_Exercise description_:
Retype only what runs from the beginning of the data through the line with "width=0.4, color=bar_colors, zorder=2)"; please omit the pictures and keep every line exact.

________

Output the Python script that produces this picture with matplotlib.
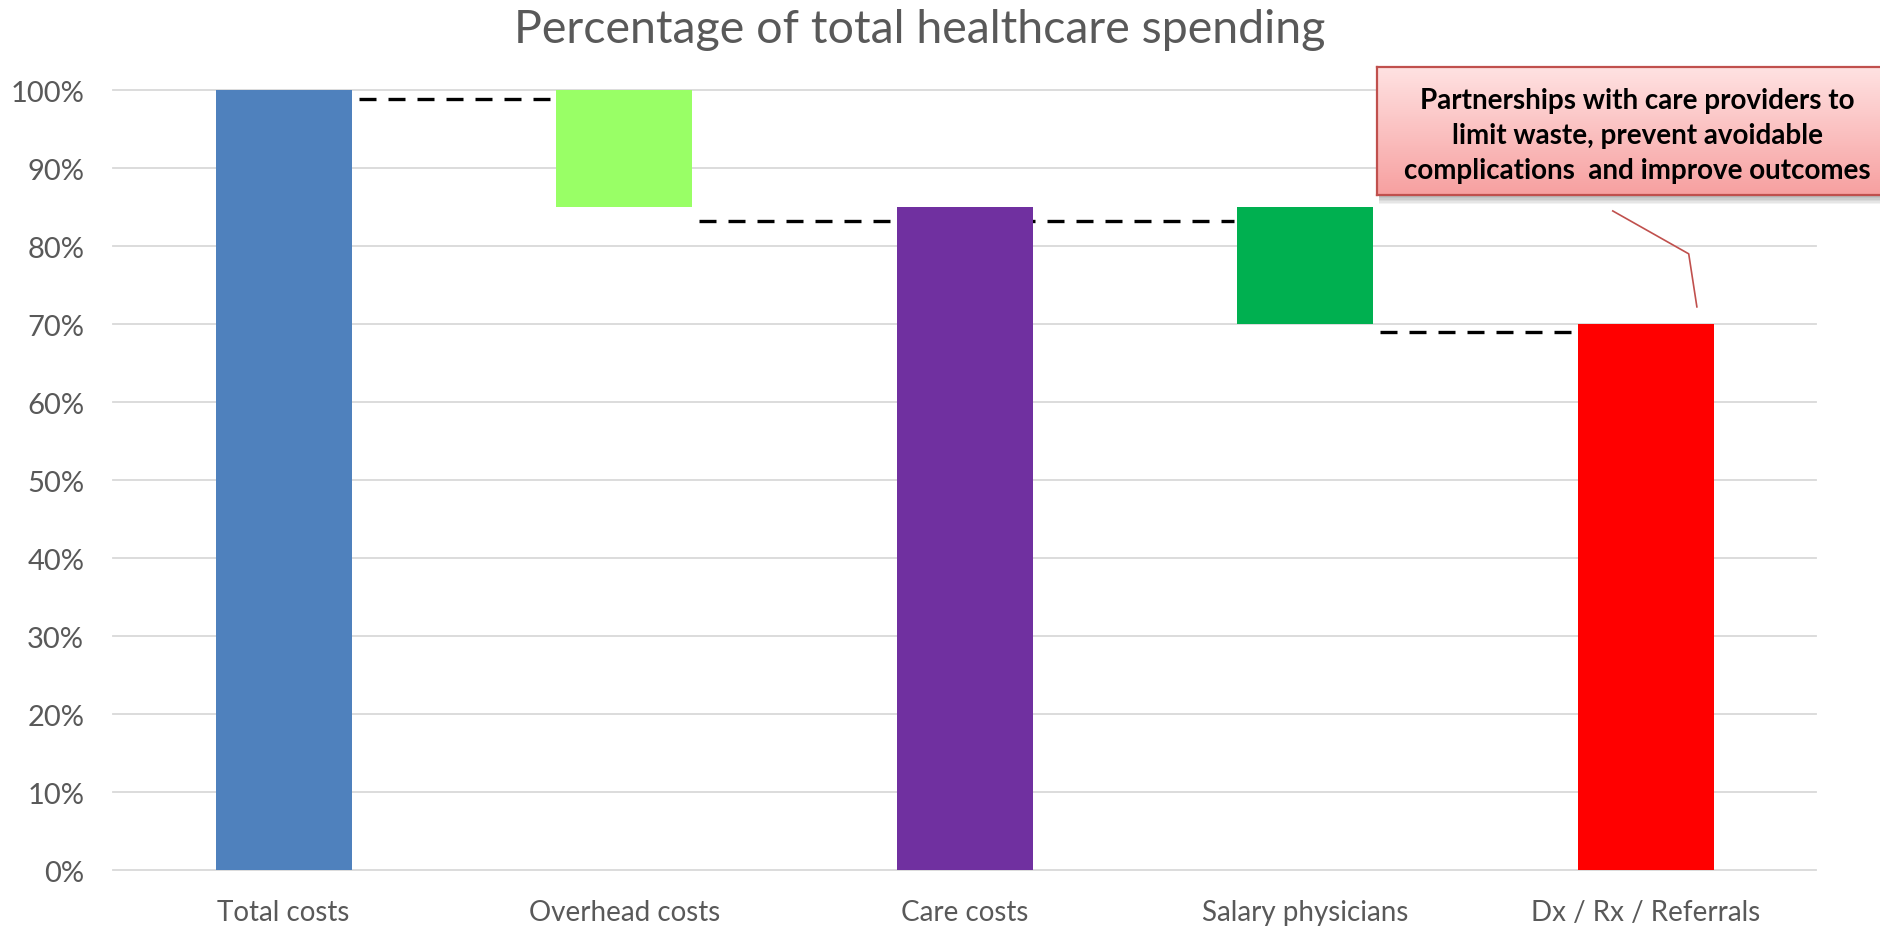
import numpy as np
import matplotlib.pyplot as plt
from matplotlib.patches import Rectangle
from matplotlib.colors import LinearSegmentedColormap

categories = ["Total costs", "Overhead costs", "Care costs", "Salary physicians", "Dx / Rx / Referrals"]
bar_low = [0, 85, 0, 70, 0]
bar_high = [100, 100, 85, 85, 70]
bar_colors = ["#4f81bd", "#99ff66", "#7030a0", "#00b050", "#ff0000"]

# dashed links between the steps of the waterfall
link_from = [0, 1, 3]
link_to = [1, 3, 4]
link_level = [98.9, 83.2, 69.0]

y_ticks = list(range(0, 101, 10))
note = "Partnerships with care providers to\nlimit waste, prevent avoidable\ncomplications  and improve outcomes"

plt.rcParams['font.family'] = ['Lato', 'DejaVu Sans']

fig = plt.figure(figsize=(18.8, 9.29), dpi=100)
ax = fig.add_axes([0.0603, 0.0624, 0.9057, 0.8396])

x = np.arange(len(categories))
heights = np.array(bar_high) - np.array(bar_low)
ax.bar(x, heights, bottom=bar_low, width=0.4, color=bar_colors, zorder=2)

for a, b, lev in zip(link_from, link_to, link_level):
    ax.plot([a + 0.22, b - 0.21], [lev, lev], color='black', lw=2.4,
            dashes=(5.1, 3.6), zorder=1)

ax.set_xlim(-0.5, 4.5)
ax.set_ylim(0, 100)
ax.set_xticks(x)
ax.set_xticklabels(categories)
ax.set_yticks(y_ticks)
ax.set_yticklabels([f"{v}%" for v in y_ticks])
ax.grid(axis='y', color='#d9d9d9', lw=1.3, zorder=0)
for gl in ax.get_ygridlines():
    gl.set_clip_on(False)
ax.set_axisbelow(True)
for s in ax.spines.values():
    s.set_visible(False)
ax.tick_params(axis='y', length=0, colors='#595959', labelsize=21, pad=21)
ax.tick_params(axis='x', length=0, colors='#595959', labelsize=20, pad=21)

fig.text(920 / 1880, 1 - 43 / 929, "Percentage of total healthcare spending",
         ha='center', va='baseline', fontsize=33.5, color='#595959')

# callout box with soft shadow and red gradient
bx_pos = [1377 / 1880, 1 - 196 / 929, 520 / 1880, 128 / 929]
for k in range(6):
    off = (k + 1) * 1.5
    fig.patches.append(Rectangle((bx_pos[0] + 2 / 1880, bx_pos[1] - off / 929),
                                 bx_pos[2], bx_pos[3], transform=fig.transFigure,
                                 color='black', alpha=0.05, lw=0, zorder=4))
bx = fig.add_axes(bx_pos, zorder=5)
grad = np.linspace(0, 1, 256).reshape(-1, 1)
cmap = LinearSegmentedColormap.from_list("callout", ["#ffe2e2", "#f7a0a0"])
bx.imshow(grad, aspect='auto', cmap=cmap, extent=[0, 1, 0, 1], origin='upper')
bx.set_xticks([])
bx.set_yticks([])
for s in bx.spines.values():
    s.set_color('#c0504d')
    s.set_linewidth(1.6)
bx.text(0.5, 0.47, note, ha='center', va='center', fontsize=20,
        fontweight='bold', linespacing=1.42, color='black', transform=bx.transAxes)

ax.plot([3.903, 4.126, 4.150], [84.5, 79.0, 72.2], color='#c0504d', lw=1.2,
        clip_on=False, zorder=3)

fig.savefig("out.png", dpi=100)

________

_Exercise result_:
Output the Python script that produces this picture with matplotlib.
import numpy as np
import matplotlib.pyplot as plt
from matplotlib.patches import Rectangle
from matplotlib.colors import LinearSegmentedColormap

categories = ["Total costs", "Overhead costs", "Care costs", "Salary physicians", "Dx / Rx / Referrals"]
bar_low = [0, 85, 0, 70, 0]
bar_high = [100, 100, 85, 85, 70]
bar_colors = ["#4f81bd", "#99ff66", "#7030a0", "#00b050", "#ff0000"]

# dashed links between the steps of the waterfall
link_from = [0, 1, 3]
link_to = [1, 3, 4]
link_level = [98.9, 83.2, 69.0]

y_ticks = list(range(0, 101, 10))
note = "Partnerships with care providers to\nlimit waste, prevent avoidable\ncomplications  and improve outcomes"

plt.rcParams['font.family'] = ['Lato', 'DejaVu Sans']

fig = plt.figure(figsize=(18.8, 9.29), dpi=100)
ax = fig.add_axes([0.0603, 0.0624, 0.9057, 0.8396])

x = np.arange(len(categories))
heights = np.array(bar_high) - np.array(bar_low)
ax.bar(x, heights, bottom=bar_low, width=0.4, color=bar_colors, zorder=2)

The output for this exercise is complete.